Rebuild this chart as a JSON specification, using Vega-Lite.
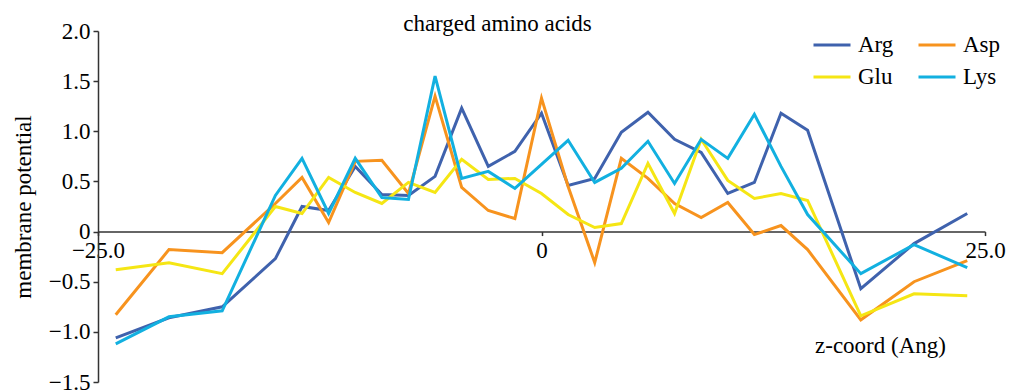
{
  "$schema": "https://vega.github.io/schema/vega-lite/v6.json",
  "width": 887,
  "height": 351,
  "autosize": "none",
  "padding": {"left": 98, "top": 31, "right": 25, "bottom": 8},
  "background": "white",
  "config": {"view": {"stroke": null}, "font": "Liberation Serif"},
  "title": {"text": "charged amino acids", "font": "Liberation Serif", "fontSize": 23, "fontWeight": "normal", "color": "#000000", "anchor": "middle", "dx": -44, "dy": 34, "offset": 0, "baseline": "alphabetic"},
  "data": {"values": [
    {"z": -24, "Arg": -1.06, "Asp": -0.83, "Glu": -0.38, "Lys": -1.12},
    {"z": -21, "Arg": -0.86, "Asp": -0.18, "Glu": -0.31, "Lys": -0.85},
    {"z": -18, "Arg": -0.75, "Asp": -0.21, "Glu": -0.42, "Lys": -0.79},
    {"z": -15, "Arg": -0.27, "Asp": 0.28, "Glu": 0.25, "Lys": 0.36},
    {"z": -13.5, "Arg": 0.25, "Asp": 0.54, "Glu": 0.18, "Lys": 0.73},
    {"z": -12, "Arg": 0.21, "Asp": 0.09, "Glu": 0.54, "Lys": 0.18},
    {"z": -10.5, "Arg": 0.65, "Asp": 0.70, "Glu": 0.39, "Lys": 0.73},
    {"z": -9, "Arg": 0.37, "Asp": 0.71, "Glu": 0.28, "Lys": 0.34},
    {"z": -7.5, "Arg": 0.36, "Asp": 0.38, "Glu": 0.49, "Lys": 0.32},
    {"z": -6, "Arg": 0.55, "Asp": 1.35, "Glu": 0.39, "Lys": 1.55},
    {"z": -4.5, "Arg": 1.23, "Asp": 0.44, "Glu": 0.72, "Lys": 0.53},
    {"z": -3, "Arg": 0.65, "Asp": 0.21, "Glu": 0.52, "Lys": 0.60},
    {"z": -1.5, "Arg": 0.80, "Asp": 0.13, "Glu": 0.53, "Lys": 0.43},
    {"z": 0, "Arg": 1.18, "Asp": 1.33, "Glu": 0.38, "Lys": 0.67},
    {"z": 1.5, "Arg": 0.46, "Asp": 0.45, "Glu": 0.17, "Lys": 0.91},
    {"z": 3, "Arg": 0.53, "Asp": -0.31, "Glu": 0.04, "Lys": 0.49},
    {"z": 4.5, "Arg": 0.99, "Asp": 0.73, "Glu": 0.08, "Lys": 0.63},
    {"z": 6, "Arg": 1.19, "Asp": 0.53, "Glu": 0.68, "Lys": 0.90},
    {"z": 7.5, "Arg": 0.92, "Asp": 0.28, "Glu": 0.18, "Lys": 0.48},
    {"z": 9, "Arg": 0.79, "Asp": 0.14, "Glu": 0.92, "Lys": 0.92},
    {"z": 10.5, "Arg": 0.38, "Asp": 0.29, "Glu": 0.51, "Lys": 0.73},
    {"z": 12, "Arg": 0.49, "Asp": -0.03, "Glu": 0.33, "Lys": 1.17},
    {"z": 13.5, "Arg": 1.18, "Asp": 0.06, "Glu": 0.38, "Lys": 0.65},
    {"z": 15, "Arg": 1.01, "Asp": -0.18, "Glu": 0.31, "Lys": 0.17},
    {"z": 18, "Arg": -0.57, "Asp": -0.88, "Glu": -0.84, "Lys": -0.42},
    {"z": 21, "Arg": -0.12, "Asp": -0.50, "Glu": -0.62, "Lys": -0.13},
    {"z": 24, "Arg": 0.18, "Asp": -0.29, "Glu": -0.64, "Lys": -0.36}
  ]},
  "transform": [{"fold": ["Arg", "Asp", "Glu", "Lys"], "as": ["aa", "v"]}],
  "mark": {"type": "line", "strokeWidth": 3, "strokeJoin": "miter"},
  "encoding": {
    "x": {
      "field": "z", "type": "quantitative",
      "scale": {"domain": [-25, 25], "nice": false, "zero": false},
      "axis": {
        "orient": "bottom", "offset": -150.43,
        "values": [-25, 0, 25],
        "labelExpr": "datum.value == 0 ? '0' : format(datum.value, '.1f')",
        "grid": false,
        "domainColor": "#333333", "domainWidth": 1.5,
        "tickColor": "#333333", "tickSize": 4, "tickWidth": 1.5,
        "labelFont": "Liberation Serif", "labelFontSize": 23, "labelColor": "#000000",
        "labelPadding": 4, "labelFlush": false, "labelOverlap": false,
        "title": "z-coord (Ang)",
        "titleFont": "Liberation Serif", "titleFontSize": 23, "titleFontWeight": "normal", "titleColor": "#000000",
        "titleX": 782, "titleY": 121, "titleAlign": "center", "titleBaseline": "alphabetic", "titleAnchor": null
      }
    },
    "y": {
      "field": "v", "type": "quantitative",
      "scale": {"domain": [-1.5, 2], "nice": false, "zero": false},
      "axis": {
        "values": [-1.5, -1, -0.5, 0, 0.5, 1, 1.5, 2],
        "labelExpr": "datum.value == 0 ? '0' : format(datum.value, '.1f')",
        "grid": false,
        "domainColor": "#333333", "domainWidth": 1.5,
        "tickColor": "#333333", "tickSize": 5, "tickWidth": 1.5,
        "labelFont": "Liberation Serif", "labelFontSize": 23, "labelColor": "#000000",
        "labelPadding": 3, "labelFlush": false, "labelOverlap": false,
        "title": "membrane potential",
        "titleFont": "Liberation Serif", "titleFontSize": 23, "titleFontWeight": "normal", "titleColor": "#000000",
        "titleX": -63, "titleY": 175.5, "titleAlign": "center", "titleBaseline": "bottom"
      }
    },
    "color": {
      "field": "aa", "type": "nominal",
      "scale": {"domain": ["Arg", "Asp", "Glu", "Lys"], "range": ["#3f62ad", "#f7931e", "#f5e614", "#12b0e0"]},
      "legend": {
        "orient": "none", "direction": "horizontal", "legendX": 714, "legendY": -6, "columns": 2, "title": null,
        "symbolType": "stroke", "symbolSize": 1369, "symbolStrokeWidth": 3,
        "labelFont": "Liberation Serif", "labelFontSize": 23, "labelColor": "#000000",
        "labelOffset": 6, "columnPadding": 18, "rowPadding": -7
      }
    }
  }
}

**WHAT TO DO**: Every line is to be duplicated exactly, though pictures stay out.

**TASK SOLUTION**:
Rebuild this chart as a JSON specification, using Vega-Lite.
{
  "$schema": "https://vega.github.io/schema/vega-lite/v6.json",
  "width": 887,
  "height": 351,
  "autosize": "none",
  "padding": {"left": 98, "top": 31, "right": 25, "bottom": 8},
  "background": "white",
  "config": {"view": {"stroke": null}, "font": "Liberation Serif"},
  "title": {"text": "charged amino acids", "font": "Liberation Serif", "fontSize": 23, "fontWeight": "normal", "color": "#000000", "anchor": "middle", "dx": -44, "dy": 34, "offset": 0, "baseline": "alphabetic"},
  "data": {"values": [
    {"z": -24, "Arg": -1.06, "Asp": -0.83, "Glu": -0.38, "Lys": -1.12},
    {"z": -21, "Arg": -0.86, "Asp": -0.18, "Glu": -0.31, "Lys": -0.85},
    {"z": -18, "Arg": -0.75, "Asp": -0.21, "Glu": -0.42, "Lys": -0.79},
    {"z": -15, "Arg": -0.27, "Asp": 0.28, "Glu": 0.25, "Lys": 0.36},
    {"z": -13.5, "Arg": 0.25, "Asp": 0.54, "Glu": 0.18, "Lys": 0.73},
    {"z": -12, "Arg": 0.21, "Asp": 0.09, "Glu": 0.54, "Lys": 0.18},
    {"z": -10.5, "Arg": 0.65, "Asp": 0.70, "Glu": 0.39, "Lys": 0.73},
    {"z": -9, "Arg": 0.37, "Asp": 0.71, "Glu": 0.28, "Lys": 0.34},
    {"z": -7.5, "Arg": 0.36, "Asp": 0.38, "Glu": 0.49, "Lys": 0.32},
    {"z": -6, "Arg": 0.55, "Asp": 1.35, "Glu": 0.39, "Lys": 1.55},
    {"z": -4.5, "Arg": 1.23, "Asp": 0.44, "Glu": 0.72, "Lys": 0.53},
    {"z": -3, "Arg": 0.65, "Asp": 0.21, "Glu": 0.52, "Lys": 0.60},
    {"z": -1.5, "Arg": 0.80, "Asp": 0.13, "Glu": 0.53, "Lys": 0.43},
    {"z": 0, "Arg": 1.18, "Asp": 1.33, "Glu": 0.38, "Lys": 0.67},
    {"z": 1.5, "Arg": 0.46, "Asp": 0.45, "Glu": 0.17, "Lys": 0.91},
    {"z": 3, "Arg": 0.53, "Asp": -0.31, "Glu": 0.04, "Lys": 0.49},
    {"z": 4.5, "Arg": 0.99, "Asp": 0.73, "Glu": 0.08, "Lys": 0.63},
    {"z": 6, "Arg": 1.19, "Asp": 0.53, "Glu": 0.68, "Lys": 0.90},
    {"z": 7.5, "Arg": 0.92, "Asp": 0.28, "Glu": 0.18, "Lys": 0.48},
    {"z": 9, "Arg": 0.79, "Asp": 0.14, "Glu": 0.92, "Lys": 0.92},
    {"z": 10.5, "Arg": 0.38, "Asp": 0.29, "Glu": 0.51, "Lys": 0.73},
    {"z": 12, "Arg": 0.49, "Asp": -0.03, "Glu": 0.33, "Lys": 1.17},
    {"z": 13.5, "Arg": 1.18, "Asp": 0.06, "Glu": 0.38, "Lys": 0.65},
    {"z": 15, "Arg": 1.01, "Asp": -0.18, "Glu": 0.31, "Lys": 0.17},
    {"z": 18, "Arg": -0.57, "Asp": -0.88, "Glu": -0.84, "Lys": -0.42},
    {"z": 21, "Arg": -0.12, "Asp": -0.50, "Glu": -0.62, "Lys": -0.13},
    {"z": 24, "Arg": 0.18, "Asp": -0.29, "Glu": -0.64, "Lys": -0.36}
  ]},
  "transform": [{"fold": ["Arg", "Asp", "Glu", "Lys"], "as": ["aa", "v"]}],
  "mark": {"type": "line", "strokeWidth": 3, "strokeJoin": "miter"},
  "encoding": {
    "x": {
      "field": "z", "type": "quantitative",
      "scale": {"domain": [-25, 25], "nice": false, "zero": false},
      "axis": {
        "orient": "bottom", "offset": -150.43,
        "values": [-25, 0, 25],
        "labelExpr": "datum.value == 0 ? '0' : format(datum.value, '.1f')",
        "grid": false,
        "domainColor": "#333333", "domainWidth": 1.5,
        "tickColor": "#333333", "tickSize": 4, "tickWidth": 1.5,
        "labelFont": "Liberation Serif", "labelFontSize": 23, "labelColor": "#000000",
        "labelPadding": 4, "labelFlush": false, "labelOverlap": false,
        "title": "z-coord (Ang)",
        "titleFont": "Liberation Serif", "titleFontSize": 23, "titleFontWeight": "normal", "titleColor": "#000000",
        "titleX": 782, "titleY": 121, "titleAlign": "center", "titleBaseline": "alphabetic", "titleAnchor": null
      }
    },
    "y": {
      "field": "v", "type": "quantitative",
      "scale": {"domain": [-1.5, 2], "nice": false, "zero": false},
      "axis": {
        "values": [-1.5, -1, -0.5, 0, 0.5, 1, 1.5, 2],
        "labelExpr": "datum.value == 0 ? '0' : format(datum.value, '.1f')",
        "grid": false,
        "domainColor": "#333333", "domainWidth": 1.5,
        "tickColor": "#333333", "tickSize": 5, "tickWidth": 1.5,
        "labelFont": "Liberation Serif", "labelFontSize": 23, "labelColor": "#000000",
        "labelPadding": 3, "labelFlush": false, "labelOverlap": false,
        "title": "membrane potential",
        "titleFont": "Liberation Serif", "titleFontSize": 23, "titleFontWeight": "normal", "titleColor": "#000000",
        "titleX": -63, "titleY": 175.5, "titleAlign": "center", "titleBaseline": "bottom"
      }
    },
    "color": {
      "field": "aa", "type": "nominal",
      "scale": {"domain": ["Arg", "Asp", "Glu", "Lys"], "range": ["#3f62ad", "#f7931e", "#f5e614", "#12b0e0"]},
      "legend": {
        "orient": "none", "direction": "horizontal", "legendX": 714, "legendY": -6, "columns": 2, "title": null,
        "symbolType": "stroke", "symbolSize": 1369, "symbolStrokeWidth": 3,
        "labelFont": "Liberation Serif", "labelFontSize": 23, "labelColor": "#000000",
        "labelOffset": 6, "columnPadding": 18, "rowPadding": -7
      }
    }
  }
}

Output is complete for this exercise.